4. Maps: Either collect maps (you can use the PrtScr/Print Screen button on your PC keyboard to capture an image of your screen and then paste it as an image in PowerPoint or Publisher, crop away whatever you don’t need (double click on the image and then the crop button will be on the toolbar), and the save it as an image you can use anywhere else (right click on the image and select Save as Picture…). Make sure to save it as a .jpg file for universality of use. If you’re creating your own setting (real world or fantasy/sci-fi), create your own maps, because that’s the best way to remember where you put those houses/buildings from #2.

5. Terminology: Is there a unique terminology to your setting? For example, when I was writing the Ransome series, I had to keep lists of all of the different parts of the ships and sails. Be specific with these (schooner rather than ship; jigger staysail instead of sail, etc.).

6. Historical Background: What’s the history of your storyworld? For those of us writing in either real or fictional cities set in familiar countries (like the US), this isn’t as hard as for those creating their own countries/worlds. But it is important to know why, for example, a person of color might be treated differently in Selma, Alabama, than in Detroit, Michigan, even in the year 2013.

7. Culture and Customs: What are the unique cultures and customs of your story world? “Nashville” has one connotation to the outside world, and a very different one to those of us who live here (and to those who live in different areas of Nashville. What’s culture/custom for me living in Woodbine might be completely different from culture/custom for a 20something hipster living in downtown. What festivals and other celebrations take place in your city? (And what does it mean when someone in Nashville calls CMA Fest “Fan Fair”—or even CMApocalypse?) How do people greet each other?

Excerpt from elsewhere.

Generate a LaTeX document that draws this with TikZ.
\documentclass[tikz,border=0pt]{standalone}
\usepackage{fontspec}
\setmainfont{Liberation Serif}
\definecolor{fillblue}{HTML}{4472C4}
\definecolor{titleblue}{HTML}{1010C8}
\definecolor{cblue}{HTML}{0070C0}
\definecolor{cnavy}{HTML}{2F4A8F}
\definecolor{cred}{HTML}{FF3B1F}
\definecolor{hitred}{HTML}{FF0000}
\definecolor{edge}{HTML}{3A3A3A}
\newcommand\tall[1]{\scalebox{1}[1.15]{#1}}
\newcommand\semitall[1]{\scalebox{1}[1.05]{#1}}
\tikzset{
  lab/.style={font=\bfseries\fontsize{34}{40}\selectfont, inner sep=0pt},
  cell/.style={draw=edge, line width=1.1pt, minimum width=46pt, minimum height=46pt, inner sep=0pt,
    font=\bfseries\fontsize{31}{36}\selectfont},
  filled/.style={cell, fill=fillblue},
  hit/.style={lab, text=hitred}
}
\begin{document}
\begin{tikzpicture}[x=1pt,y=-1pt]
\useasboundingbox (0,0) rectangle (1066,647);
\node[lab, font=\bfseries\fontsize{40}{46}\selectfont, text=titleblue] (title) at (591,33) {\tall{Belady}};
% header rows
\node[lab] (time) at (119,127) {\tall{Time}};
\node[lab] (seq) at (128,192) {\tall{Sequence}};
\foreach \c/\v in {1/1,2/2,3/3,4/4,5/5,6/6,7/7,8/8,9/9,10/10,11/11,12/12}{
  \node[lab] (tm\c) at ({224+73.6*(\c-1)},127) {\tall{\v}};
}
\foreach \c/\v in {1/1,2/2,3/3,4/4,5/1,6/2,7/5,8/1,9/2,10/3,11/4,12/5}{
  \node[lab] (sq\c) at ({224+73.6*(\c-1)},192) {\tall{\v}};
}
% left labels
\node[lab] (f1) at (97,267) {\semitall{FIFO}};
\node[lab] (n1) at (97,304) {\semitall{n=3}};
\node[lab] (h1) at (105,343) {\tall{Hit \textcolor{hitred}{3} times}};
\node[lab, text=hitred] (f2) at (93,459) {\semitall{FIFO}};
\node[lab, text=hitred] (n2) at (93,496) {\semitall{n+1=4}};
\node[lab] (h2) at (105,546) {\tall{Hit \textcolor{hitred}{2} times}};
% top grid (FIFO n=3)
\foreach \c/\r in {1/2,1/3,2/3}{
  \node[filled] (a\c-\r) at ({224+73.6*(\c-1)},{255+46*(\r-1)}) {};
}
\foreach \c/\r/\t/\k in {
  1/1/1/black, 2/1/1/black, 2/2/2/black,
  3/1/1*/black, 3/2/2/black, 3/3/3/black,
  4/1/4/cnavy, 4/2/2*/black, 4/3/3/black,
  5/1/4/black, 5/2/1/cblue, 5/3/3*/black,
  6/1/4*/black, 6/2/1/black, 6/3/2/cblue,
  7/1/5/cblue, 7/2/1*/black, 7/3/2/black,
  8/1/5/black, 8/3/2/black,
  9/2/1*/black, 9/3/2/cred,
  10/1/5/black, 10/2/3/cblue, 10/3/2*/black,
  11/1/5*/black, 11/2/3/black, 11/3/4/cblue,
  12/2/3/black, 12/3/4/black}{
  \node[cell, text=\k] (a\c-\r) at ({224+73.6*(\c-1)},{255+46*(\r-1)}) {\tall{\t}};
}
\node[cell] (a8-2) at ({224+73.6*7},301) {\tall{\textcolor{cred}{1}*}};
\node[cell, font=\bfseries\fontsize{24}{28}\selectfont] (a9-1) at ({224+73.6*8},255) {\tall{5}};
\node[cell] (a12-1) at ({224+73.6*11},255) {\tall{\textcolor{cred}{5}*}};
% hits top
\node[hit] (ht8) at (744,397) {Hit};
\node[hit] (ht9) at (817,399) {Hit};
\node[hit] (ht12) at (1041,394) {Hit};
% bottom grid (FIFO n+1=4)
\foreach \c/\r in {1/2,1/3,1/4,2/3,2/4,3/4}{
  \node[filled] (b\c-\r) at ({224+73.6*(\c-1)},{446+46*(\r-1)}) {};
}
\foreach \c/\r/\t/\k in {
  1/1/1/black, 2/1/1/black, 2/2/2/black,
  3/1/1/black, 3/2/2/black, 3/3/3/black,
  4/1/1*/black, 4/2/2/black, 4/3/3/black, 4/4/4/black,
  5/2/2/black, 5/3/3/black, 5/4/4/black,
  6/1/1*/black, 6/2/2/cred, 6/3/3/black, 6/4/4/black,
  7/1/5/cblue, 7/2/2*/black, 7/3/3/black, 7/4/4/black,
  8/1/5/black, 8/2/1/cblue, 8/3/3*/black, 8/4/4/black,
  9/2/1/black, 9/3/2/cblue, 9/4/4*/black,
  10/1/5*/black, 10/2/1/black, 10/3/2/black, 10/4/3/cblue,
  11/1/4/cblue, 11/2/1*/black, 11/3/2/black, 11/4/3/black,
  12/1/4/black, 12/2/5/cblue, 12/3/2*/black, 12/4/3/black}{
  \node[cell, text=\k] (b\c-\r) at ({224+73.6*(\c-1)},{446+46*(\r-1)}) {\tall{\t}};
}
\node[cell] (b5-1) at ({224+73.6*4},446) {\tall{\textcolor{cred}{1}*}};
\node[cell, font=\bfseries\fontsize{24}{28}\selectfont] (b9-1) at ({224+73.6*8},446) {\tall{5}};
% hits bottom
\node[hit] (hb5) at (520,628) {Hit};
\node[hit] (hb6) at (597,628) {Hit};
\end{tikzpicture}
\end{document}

Do they make eye contact and speak with strangers (Nashville), or do they avoid it if at all possible (Washington DC)?

8. Language, Accent, and Regional Slang: Whether real-world or fantasy/sci-fi, people are going to have different vernacular based on their region, their local culture/customs, and their backgrounds.

9. Social/Government Organization: More important for fictional/otherworldly story settings, but it’s good to know what would happen if a character breaks a social taboo or a law (and knowing what those social taboos and laws are).

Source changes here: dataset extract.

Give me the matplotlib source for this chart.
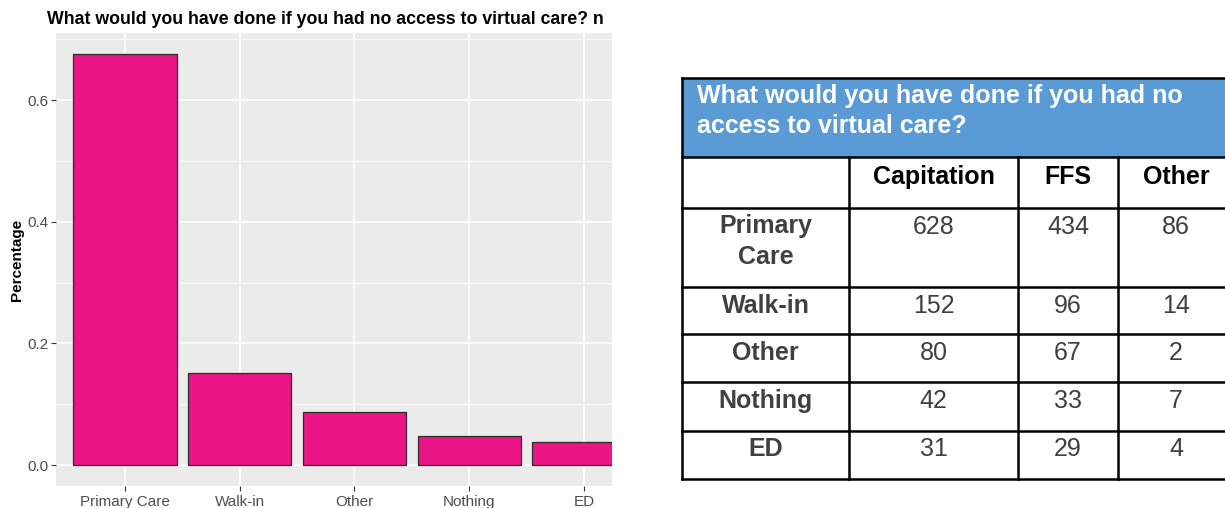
import matplotlib
matplotlib.use('Agg')
import matplotlib.pyplot as plt
from matplotlib.patches import Rectangle

plt.rcParams['font.family'] = ['Liberation Sans', 'DejaVu Sans']

# bar chart data (share of respondents)
answers = ['Primary Care', 'Walk-in', 'Other', 'Nothing', 'ED']
share = [0.676, 0.152, 0.088, 0.048, 0.038]
y_ticks = [0.0, 0.2, 0.4, 0.6]
y_minor = [0.1, 0.3, 0.5, 0.7]

# table data
table_title = ['What would you have done if you had no', 'access to virtual care?']
model_cols = ['Capitation', 'FFS', 'Other']
row_labels = ['Primary\nCare', 'Walk-in', 'Other', 'Nothing', 'ED']
capitation = [628, 152, 80, 42, 31]
ffs = [434, 96, 67, 33, 29]
other_model = [86, 14, 2, 7, 4]

W, H = 1225, 508
fig = plt.figure(figsize=(W / 100, H / 100), dpi=100)


def px_box(left, top, right, bottom):
    return [left / W, 1 - bottom / H, (right - left) / W, (bottom - top) / H]


# ---- ggplot-like bar chart ----
ax = fig.add_axes(px_box(56, 33.3, 611.7, 485.7))
ax.set_facecolor('#EBEBEB')
xs = list(range(len(answers)))
ax.bar(xs, share, width=0.9, color='#EC1588', edgecolor='#2B2B2B', linewidth=0.9, zorder=3)
ax.set_xlim(-0.6, 4.241)
ax.set_ylim(-0.05 * max(share), 1.05 * max(share))
ax.set_xticks(xs)
ax.set_xticklabels(answers)
ax.set_yticks(y_ticks)
ax.set_yticklabels([f'{v:.1f}' for v in y_ticks])
ax.set_yticks(y_minor, minor=True)
ax.grid(which='major', color='white', linewidth=1.1)
ax.grid(which='minor', axis='y', color='white', linewidth=0.55)
ax.set_axisbelow(True)
for s in ax.spines.values():
    s.set_visible(False)
ax.tick_params(length=3.5, width=0.8, color='#333333', labelcolor='#4D4D4D', labelsize=11, pad=2)
ax.tick_params(axis='x', pad=3.5)
ax.tick_params(which='minor', length=0)

# ---- overlay in pixel coords for free text and the table ----
ov = fig.add_axes([0, 0, 1, 1])
ov.set_xlim(0, W)
ov.set_ylim(H, 0)
ov.axis('off')

ov.text(47.3, 24, 'What would you have done if you had no access to virtual care? n',
        fontsize=12.8, fontweight='bold', ha='left', va='baseline', color='black')
ov.text(17.5, 260, 'Percentage', rotation=90, fontsize=11, fontweight='bold',
        ha='center', va='center', color='black')

col_edges = [682, 849, 1018, 1118, 1235]
row_edges = [78, 157, 207.5, 287, 334.3, 382.3, 430.5, 478.5]
lw = 1.8

ov.add_patch(Rectangle((col_edges[0], row_edges[0]), col_edges[-1] - col_edges[0],
                       row_edges[1] - row_edges[0], facecolor='#5B9BD5', edgecolor='none'))
for y in row_edges:
    ov.plot([col_edges[0], col_edges[-1]], [y, y], color='black', lw=lw, solid_capstyle='projecting')
ov.plot([col_edges[0], col_edges[0]], [row_edges[0], row_edges[-1]], color='black', lw=lw,
        solid_capstyle='projecting')
for x in col_edges[1:-1]:
    ov.plot([x, x], [row_edges[1], row_edges[-1]], color='black', lw=lw, solid_capstyle='projecting')

for i, line in enumerate(table_title):
    ov.text(697, 102.7 + 30 * i, line, fontsize=18, fontweight='bold', color='white',
            ha='left', va='baseline')

centers = [(col_edges[i] + col_edges[i + 1]) / 2 for i in range(4)]
centers[3] = 1176
cell_fs = 18
for j, name in enumerate(model_cols):
    ov.text(centers[j + 1], row_edges[1] + 27, name, fontsize=cell_fs, fontweight='bold',
            color='black', ha='center', va='baseline')

for i, lab in enumerate(row_labels):
    top = row_edges[i + 2]
    for k, part in enumerate(lab.split('\n')):
        ov.text(centers[0], top + 26 + 30 * k, part, fontsize=cell_fs, fontweight='bold',
                color='#404040', ha='center', va='baseline')
    for j, vals in enumerate([capitation, ffs, other_model]):
        ov.text(centers[j + 1], top + 26, str(vals[i]), fontsize=cell_fs,
                color='#404040', ha='center', va='baseline')

fig.savefig('out.png', dpi=100)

10. Daily Life: This includes fashion/dress/style, manners, diet, calendar, customs, etc. Again, this is less consuming if you’re writing contemporary/real-world settings, but still something everyone needs to consider when developing your settings.

11. IMAGES, IMAGES, IMAGES: Collect images of settings that inspire, floorplans/images from real estate sites of your characters’ homes, images of the city or countryside or landscape, and so on. This is a great time to employ Pinterest—and you can use a private board if you don’t want to share with the rest of the world just yet.


What is your setting?

How much do you know about it?

How much do you feel like you need to know about it before beginning your manuscript?

  1. Friday, October 11, 2013 9:05 am

    NYC. I’ve only been there, once, although my husband has spent more time there. The good thing about NYC is that there is so much information about it on the internet anytime I have a question I just Google-search it and have my answer!


    • Friday, October 11, 2013 9:14 am

      Thank goodness for the internet—that’s what enabled me to write two series of books set in England when I’ve never been there. It’s also how I did a lot of my research on the early 19th Century Royal Navy (for the Ransome series) and all of it on the Great Exhibition (for the GE series).

      I’m having a really good time with my current story in progress returning to the fictional city, Bonneterre, Louisiana, which I started creating more than twenty years ago. It’s like getting to go home after a forced exile.


  2. stuart5wakefield permalink
    Sunday, October 20, 2013 4:58 am

    I’m making life difficult for myself by writing a love story set in what’s now the ghost town of Famagusta in Cyprus which hasn’t been populated since 1974. Thankfully, there are still maps of the place as well as postcards. I’ll be talking to a few Greek Cypriots who used to live there, too.